Tagtrum’s beaTunes is a useful iTunes tool for Mac OS X and Windows users. It can detect various types of metadata, such as beats-per-minute and musical key, as well as find and fix typos and inconsistencies such as misspellings and rarely used genres. The latest version (3.5.11) has improved typo inspection to better cover dangling articles (such as “Cars, The”).
Let’s face it: you can accumulate so many tunes in iTunes that inconsistencies and glitches appear. What’s more, if, like me, you rip CDs to the software, there may be missing info. BeaTunes can help with such shortcomings. It intelligently creates playlists of matching songs, corrects your iTunes Music Library (typos, wrong genres, a misnamed album, etc.) and more.
One of my favorite features is the ability to search for and add missing data such as album artwork, which is more comprehensives than those features in iTunes itself.
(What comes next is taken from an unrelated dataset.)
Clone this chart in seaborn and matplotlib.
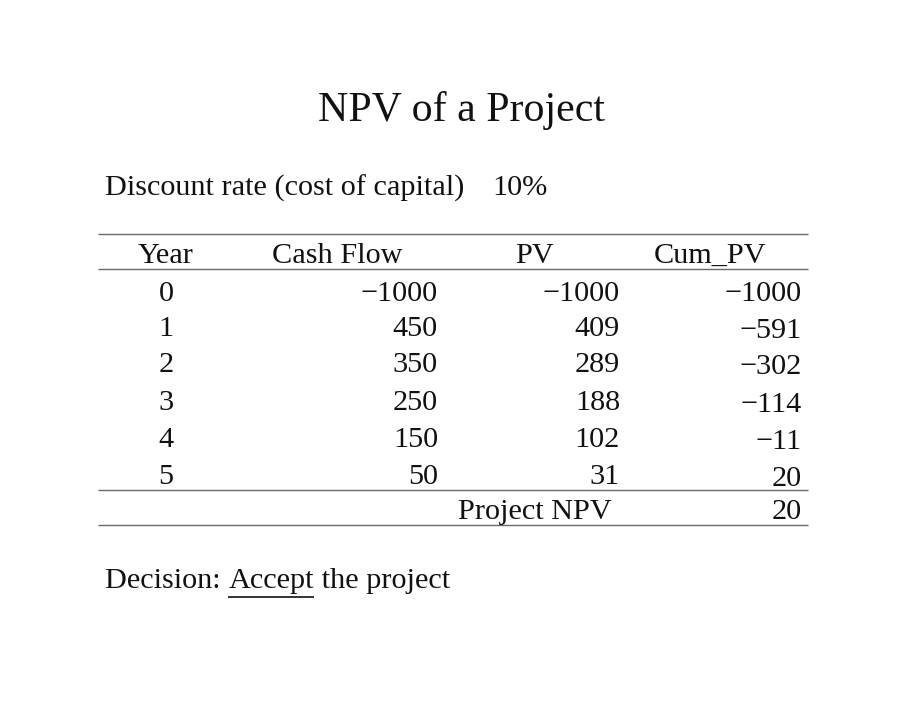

BeaTunes also analyzes the color and tempo (BPM) of your songs and lets you create playlists based on this info. You can even blog about your playlists (though I have absolutely no desire to do this) and more. All of the changes are, of course, reflected in iTunes.
BeaTunes isn’t a plug-in; it’s app that works in tandem with iTunes. It offers drag and drop installation. Once you launch it, on-screen prompts leads you through an analysis of your iTunes library.
BeaTunes’ Library Inspection finds and alerts you to the discrepancies in the library. Then it’s your call as to what corrections/changes you’d like to make.